Aim: Leave out the pictures and repeat the rest of the material exactly.

Dataset extract:
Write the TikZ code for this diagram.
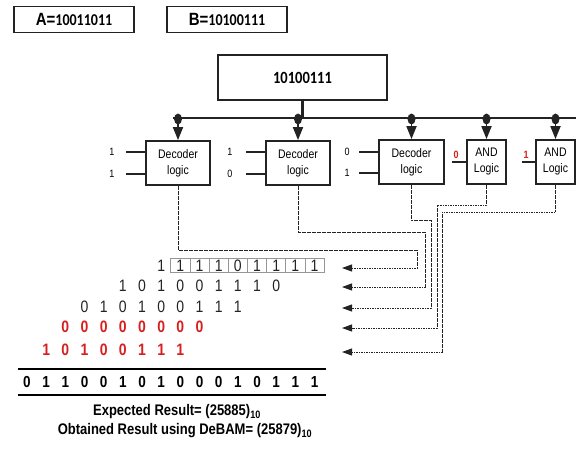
\documentclass[tikz,border=0pt]{standalone}
\usepackage{fontspec}
\usepackage{graphicx}
\setmainfont{Liberation Sans}
\newfontfamily\numfont{Carlito}
\usetikzlibrary{arrows.meta}
\definecolor{bitred}{RGB}{214,32,32}
\definecolor{inkgray}{RGB}{35,35,35}
\definecolor{cellgray}{RGB}{150,150,150}
% text in this figure is set slightly taller than wide
\newcommand\tl[1]{\scalebox{1}[1.18]{#1}}

\begin{document}
\begin{tikzpicture}[x=1pt,y=-1pt,
  every node/.style={inner sep=0pt},
  regbox/.style={draw=inkgray, line width=1.5pt, minimum width=120pt, minimum height=26pt},
  topbox/.style={draw=inkgray, line width=1.6pt, minimum width=169pt, minimum height=45pt},
  logicbox/.style={draw=inkgray, line width=1.8pt, minimum height=44pt, align=center,
    font=\fontsize{10.5}{16}\selectfont},
  bus/.style={line width=2.4pt, draw=inkgray},
  feed/.style={line width=1.8pt, draw=inkgray, -{Triangle[width=10pt,length=13pt]}},
  stub/.style={line width=1.8pt, draw=inkgray},
  inlab/.style={font=\fontsize{9}{10}\selectfont},
  redlab/.style={font=\fontsize{9}{10}\selectfont\bfseries, text=bitred},
  route/.style={draw=inkgray, line width=0.9pt, dash pattern=on 1.6pt off 0.9pt,
    -{Triangle[width=7pt,length=10pt]}},
  dig/.style={font=\fontsize{14}{16}\selectfont, text=inkgray},
  reddig/.style={font=\fontsize{14}{16}\selectfont\bfseries, text=bitred},
  sumdig/.style={font=\fontsize{13.5}{16}\selectfont\bfseries, text=black},
  cell/.style={draw=cellgray, line width=0.6pt, minimum width=19.17pt, minimum height=14pt},
  rule/.style={line width=2pt, draw=black},
  note/.style={font=\fontsize{13}{14}\selectfont\bfseries}
]
\useasboundingbox (0,0) rectangle (576,451);

% operand registers
\node[regbox] (regA) at (74,19.5)
  {\tl{\fontsize{15}{16}\selectfont\bfseries A=}\tl{\numfont\fontsize{14}{16}\selectfont\bfseries 10011011}};
\node[regbox] (regB) at (227,19.5)
  {\tl{\fontsize{15}{16}\selectfont\bfseries B=}\tl{\numfont\fontsize{14}{16}\selectfont\bfseries 10100111}};

% multiplier register and its bus
\node[topbox] (mreg) at (302.5,77.5)
  {\tl{\numfont\fontsize{14.5}{16}\selectfont\bfseries 10100111}};
\coordinate (busL) at (173,118);
\coordinate (busR) at (576,118);
\draw[bus] (busL) -- (busR);
\draw[bus] (mreg.south) -- (mreg.south |- busL);

% partial product generators
\node[logicbox, minimum width=64pt] (d1) at (178,163) {\tl{Decoder}\\\tl{logic}};
\node[logicbox, minimum width=64pt] (d2) at (298,163) {\tl{Decoder}\\\tl{logic}};
\node[logicbox, minimum width=65pt] (d3) at (411.5,162) {\tl{Decoder}\\\tl{logic}};
\node[logicbox, minimum width=39pt] (a1) at (486.5,162) {\tl{AND}\\\tl{Logic}};
\node[logicbox, minimum width=39pt] (a2) at (555.5,162) {\tl{AND}\\\tl{Logic}};

% taps from the bus
\foreach \b in {d1,d2,d3,a1,a2} {
  \coordinate (tap\b) at ([yshift=-1pt]\b.north |- busL);
  \draw[feed] (tap\b) -- (\b.north);
  \fill[inkgray] (tap\b) ellipse [x radius=4, y radius=5.5];
}

% decoder inputs
\node[inlab] (i11) at (112,152) {\tl{1}};
\node[inlab] (i12) at (112,174) {\tl{1}};
\node[inlab] (i21) at (230,152) {\tl{1}};
\node[inlab] (i22) at (230,174) {\tl{0}};
\node[inlab] (i31) at (347,152) {\tl{0}};
\node[inlab] (i32) at (347,173) {\tl{1}};
\draw[stub] (d1.west |- i11) -- ++(-19,0);
\draw[stub] (d1.west |- i12) -- ++(-19,0);
\draw[stub] (d2.west |- i21) -- ++(-19,0);
\draw[stub] (d2.west |- i22) -- ++(-19,0);
\draw[stub] (d3.west |- i31) -- ++(-19,0);
\draw[stub] (d3.west |- i32) -- ++(-19,0);
\node[redlab] (i41) at (456,155) {\tl{0}};
\node[redlab] (i51) at (526,155) {\tl{1}};
\draw[stub] (a1.west) -- ++(-14,0);
\draw[stub] (a2.west) -- ++(-13,0);

% partial product rows
\node[dig] (p1l) at ({27+19.17*7},265.5) {\tl{1}};
\foreach \d [count=\k from 8] in {1,1,1,0,1,1,1,1}
  \node[cell, dig] (p1c\k) at ({27+19.17*\k},265.5) {\tl{\d}};
\foreach \d [count=\k from 5] in {1,0,1,0,0,1,1,1,0}
  \node[dig] (p2c\k) at ({27+19.17*\k},285.5) {\tl{\d}};
\foreach \d [count=\k from 3] in {0,1,0,1,0,0,1,1,1}
  \node[dig] (p3c\k) at ({27+19.17*\k},306.5) {\tl{\d}};
\foreach \d [count=\k from 2] in {0,0,0,0,0,0,0,0}
  \node[reddig] (p4c\k) at ({27+19.17*\k},326.5) {\tl{\d}};
\foreach \d [count=\k from 1] in {1,0,1,0,0,1,1,1}
  \node[reddig] (p5c\k) at ({27+19.17*\k},350) {\tl{\d}};

% row entry points
\coordinate (t1) at (342,268);
\coordinate (t2) at (342,287);
\coordinate (t3) at (342,308);
\coordinate (t4) at (342,328);
\coordinate (t5) at (342,352);
\draw[route] (d1.south) |- (417,250) |- (t1);
\draw[route] (d2.south) |- (425,232) |- (t2);
\draw[route] (d3.south) |- (431,220) |- (t3);
\draw[route] (a1.south) |- (437,205) |- (t4);
\draw[route] (a2.south) |- (442,212) |- (t5);

% final sum
\coordinate (ruleAL) at (18,369);
\coordinate (ruleAR) at (326,369);
\coordinate (ruleBL) at (18,395);
\coordinate (ruleBR) at (326,395);
\draw[rule] (ruleAL) -- (ruleAR);
\draw[rule] (ruleBL) -- (ruleBR);
\foreach \d [count=\k from 0] in {0,1,1,0,0,1,0,1,0,0,0,1,0,1,1,1}
  \node[sumdig] (s\k) at ({27+19.17*\k},382.5) {\tl{\d}};

\node[note] (expected) at (177,412) {\tl{Expected Result= (25885)\textsubscript{10}}};
\node[note] (obtained) at (185,431) {\tl{Obtained Result using DeBAM= (25879)\textsubscript{10}}};
\end{tikzpicture}
\end{document}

Exercise response:
Write the TikZ code for this diagram.
\documentclass[tikz,border=0pt]{standalone}
\usepackage{fontspec}
\usepackage{graphicx}
\setmainfont{Liberation Sans}
\newfontfamily\numfont{Carlito}
\usetikzlibrary{arrows.meta}
\definecolor{bitred}{RGB}{214,32,32}
\definecolor{inkgray}{RGB}{35,35,35}
\definecolor{cellgray}{RGB}{150,150,150}
% text in this figure is set slightly taller than wide
\newcommand\tl[1]{\scalebox{1}[1.18]{#1}}

\begin{document}
\begin{tikzpicture}[x=1pt,y=-1pt,
  every node/.style={inner sep=0pt},
  regbox/.style={draw=inkgray, line width=1.5pt, minimum width=120pt, minimum height=26pt},
  topbox/.style={draw=inkgray, line width=1.6pt, minimum width=169pt, minimum height=45pt},
  logicbox/.style={draw=inkgray, line width=1.8pt, minimum height=44pt, align=center,
    font=\fontsize{10.5}{16}\selectfont},
  bus/.style={line width=2.4pt, draw=inkgray},
  feed/.style={line width=1.8pt, draw=inkgray, -{Triangle[width=10pt,length=13pt]}},
  stub/.style={line width=1.8pt, draw=inkgray},
  inlab/.style={font=\fontsize{9}{10}\selectfont},
  redlab/.style={font=\fontsize{9}{10}\selectfont\bfseries, text=bitred},
  route/.style={draw=inkgray, line width=0.9pt, dash pattern=on 1.6pt off 0.9pt,
    -{Triangle[width=7pt,length=10pt]}},
  dig/.style={font=\fontsize{14}{16}\selectfont, text=inkgray},
  reddig/.style={font=\fontsize{14}{16}\selectfont\bfseries, text=bitred},
  sumdig/.style={font=\fontsize{13.5}{16}\selectfont\bfseries, text=black},
  cell/.style={draw=cellgray, line width=0.6pt, minimum width=19.17pt, minimum height=14pt},
  rule/.style={line width=2pt, draw=black},
  note/.style={font=\fontsize{13}{14}\selectfont\bfseries}
]
\useasboundingbox (0,0) rectangle (576,451);

% operand registers
\node[regbox] (regA) at (74,19.5)
  {\tl{\fontsize{15}{16}\selectfont\bfseries A=}\tl{\numfont\fontsize{14}{16}\selectfont\bfseries 10011011}};
\node[regbox] (regB) at (227,19.5)
  {\tl{\fontsize{15}{16}\selectfont\bfseries B=}\tl{\numfont\fontsize{14}{16}\selectfont\bfseries 10100111}};

% multiplier register and its bus
\node[topbox] (mreg) at (302.5,77.5)
  {\tl{\numfont\fontsize{14.5}{16}\selectfont\bfseries 10100111}};
\coordinate (busL) at (173,118);
\coordinate (busR) at (576,118);
\draw[bus] (busL) -- (busR);
\draw[bus] (mreg.south) -- (mreg.south |- busL);

% partial product generators
\node[logicbox, minimum width=64pt] (d1) at (178,163) {\tl{Decoder}\\\tl{logic}};
\node[logicbox, minimum width=64pt] (d2) at (298,163) {\tl{Decoder}\\\tl{logic}};
\node[logicbox, minimum width=65pt] (d3) at (411.5,162) {\tl{Decoder}\\\tl{logic}};
\node[logicbox, minimum width=39pt] (a1) at (486.5,162) {\tl{AND}\\\tl{Logic}};
\node[logicbox, minimum width=39pt] (a2) at (555.5,162) {\tl{AND}\\\tl{Logic}};

% taps from the bus
\foreach \b in {d1,d2,d3,a1,a2} {
  \coordinate (tap\b) at ([yshift=-1pt]\b.north |- busL);
  \draw[feed] (tap\b) -- (\b.north);
  \fill[inkgray] (tap\b) ellipse [x radius=4, y radius=5.5];
}

% decoder inputs
\node[inlab] (i11) at (112,152) {\tl{1}};
\node[inlab] (i12) at (112,174) {\tl{1}};
\node[inlab] (i21) at (230,152) {\tl{1}};
\node[inlab] (i22) at (230,174) {\tl{0}};
\node[inlab] (i31) at (347,152) {\tl{0}};
\node[inlab] (i32) at (347,173) {\tl{1}};
\draw[stub] (d1.west |- i11) -- ++(-19,0);
\draw[stub] (d1.west |- i12) -- ++(-19,0);
\draw[stub] (d2.west |- i21) -- ++(-19,0);
\draw[stub] (d2.west |- i22) -- ++(-19,0);
\draw[stub] (d3.west |- i31) -- ++(-19,0);
\draw[stub] (d3.west |- i32) -- ++(-19,0);
\node[redlab] (i41) at (456,155) {\tl{0}};
\node[redlab] (i51) at (526,155) {\tl{1}};
\draw[stub] (a1.west) -- ++(-14,0);
\draw[stub] (a2.west) -- ++(-13,0);

% partial product rows
\node[dig] (p1l) at ({27+19.17*7},265.5) {\tl{1}};
\foreach \d [count=\k from 8] in {1,1,1,0,1,1,1,1}
  \node[cell, dig] (p1c\k) at ({27+19.17*\k},265.5) {\tl{\d}};
\foreach \d [count=\k from 5] in {1,0,1,0,0,1,1,1,0}
  \node[dig] (p2c\k) at ({27+19.17*\k},285.5) {\tl{\d}};
\foreach \d [count=\k from 3] in {0,1,0,1,0,0,1,1,1}
  \node[dig] (p3c\k) at ({27+19.17*\k},306.5) {\tl{\d}};
\foreach \d [count=\k from 2] in {0,0,0,0,0,0,0,0}
  \node[reddig] (p4c\k) at ({27+19.17*\k},326.5) {\tl{\d}};
\foreach \d [count=\k from 1] in {1,0,1,0,0,1,1,1}
  \node[reddig] (p5c\k) at ({27+19.17*\k},350) {\tl{\d}};

% row entry points
\coordinate (t1) at (342,268);
\coordinate (t2) at (342,287);
\coordinate (t3) at (342,308);
\coordinate (t4) at (342,328);
\coordinate (t5) at (342,352);
\draw[route] (d1.south) |- (417,250) |- (t1);
\draw[route] (d2.south) |- (425,232) |- (t2);
\draw[route] (d3.south) |- (431,220) |- (t3);
\draw[route] (a1.south) |- (437,205) |- (t4);
\draw[route] (a2.south) |- (442,212) |- (t5);

% final sum
\coordinate (ruleAL) at (18,369);
\coordinate (ruleAR) at (326,369);
\coordinate (ruleBL) at (18,395);
\coordinate (ruleBR) at (326,395);
\draw[rule] (ruleAL) -- (ruleAR);
\draw[rule] (ruleBL) -- (ruleBR);
\foreach \d [count=\k from 0] in {0,1,1,0,0,1,0,1,0,0,0,1,0,1,1,1}
  \node[sumdig] (s\k) at ({27+19.17*\k},382.5) {\tl{\d}};

\node[note] (expected) at (177,412) {\tl{Expected Result= (25885)\textsubscript{10}}};
\node[note] (obtained) at (185,431) {\tl{Obtained Result using DeBAM= (25879)\textsubscript{10}}};
\end{tikzpicture}
\end{document}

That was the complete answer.